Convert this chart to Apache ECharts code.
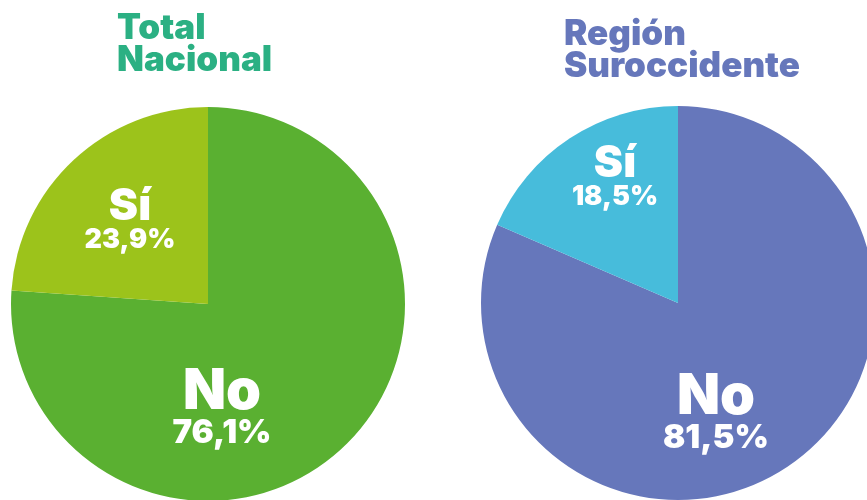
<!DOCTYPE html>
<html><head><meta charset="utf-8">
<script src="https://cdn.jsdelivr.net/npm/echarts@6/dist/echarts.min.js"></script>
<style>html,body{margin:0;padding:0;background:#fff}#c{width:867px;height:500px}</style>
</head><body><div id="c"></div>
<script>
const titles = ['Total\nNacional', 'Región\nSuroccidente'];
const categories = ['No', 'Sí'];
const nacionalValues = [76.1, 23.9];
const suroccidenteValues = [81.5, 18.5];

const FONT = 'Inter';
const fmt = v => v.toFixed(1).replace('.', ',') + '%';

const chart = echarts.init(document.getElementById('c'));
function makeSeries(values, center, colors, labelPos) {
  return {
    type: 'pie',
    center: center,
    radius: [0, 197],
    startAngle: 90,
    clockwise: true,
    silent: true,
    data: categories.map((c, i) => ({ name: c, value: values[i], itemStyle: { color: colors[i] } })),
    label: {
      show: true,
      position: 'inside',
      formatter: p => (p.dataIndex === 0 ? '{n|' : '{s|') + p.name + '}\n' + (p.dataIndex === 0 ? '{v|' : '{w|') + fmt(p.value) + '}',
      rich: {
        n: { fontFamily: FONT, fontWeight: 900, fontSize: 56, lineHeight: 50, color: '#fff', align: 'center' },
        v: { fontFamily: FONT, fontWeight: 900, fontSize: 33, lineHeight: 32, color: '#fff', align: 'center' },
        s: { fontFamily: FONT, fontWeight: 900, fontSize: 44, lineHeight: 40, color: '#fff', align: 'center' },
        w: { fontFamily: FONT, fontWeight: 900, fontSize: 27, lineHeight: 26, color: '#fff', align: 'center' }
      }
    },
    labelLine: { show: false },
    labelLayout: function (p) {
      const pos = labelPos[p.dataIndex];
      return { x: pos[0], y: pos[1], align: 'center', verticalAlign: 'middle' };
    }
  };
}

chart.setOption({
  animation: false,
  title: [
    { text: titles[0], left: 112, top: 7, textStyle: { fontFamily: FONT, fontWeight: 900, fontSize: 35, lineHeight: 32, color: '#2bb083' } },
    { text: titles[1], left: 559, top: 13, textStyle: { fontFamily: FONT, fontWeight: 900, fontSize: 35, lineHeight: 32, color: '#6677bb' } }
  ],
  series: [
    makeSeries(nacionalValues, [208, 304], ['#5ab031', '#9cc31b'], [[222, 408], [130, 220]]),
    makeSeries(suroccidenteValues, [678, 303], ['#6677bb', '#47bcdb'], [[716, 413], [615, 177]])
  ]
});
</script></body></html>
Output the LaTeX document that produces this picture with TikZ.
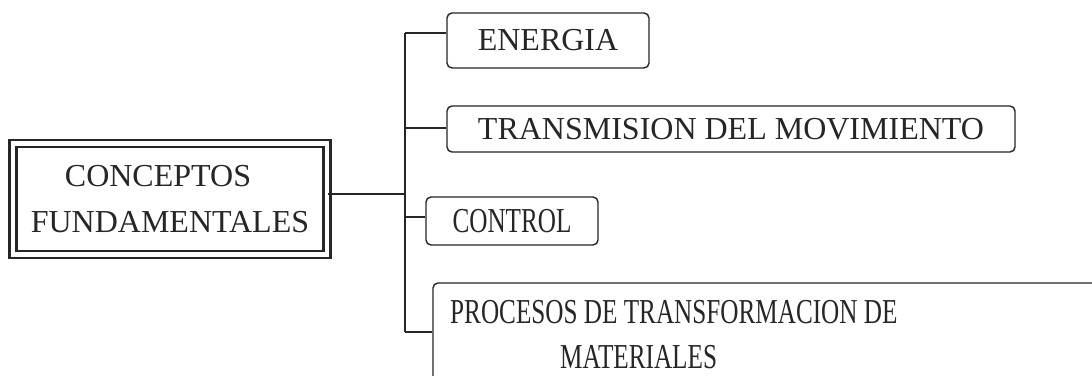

──────────────────────────────

* Exercise instructions *
Repeat the lines of the listing above verbatim, beginning at its first line and ending at the line containing "const suroccidenteValues = [81.5, 18.5];", which is included. Omit pictures.

* Exercise response *
Convert this chart to Apache ECharts code.
<!DOCTYPE html>
<html><head><meta charset="utf-8">
<script src="https://cdn.jsdelivr.net/npm/echarts@6/dist/echarts.min.js"></script>
<style>html,body{margin:0;padding:0;background:#fff}#c{width:867px;height:500px}</style>
</head><body><div id="c"></div>
<script>
const titles = ['Total\nNacional', 'Región\nSuroccidente'];
const categories = ['No', 'Sí'];
const nacionalValues = [76.1, 23.9];
const suroccidenteValues = [81.5, 18.5];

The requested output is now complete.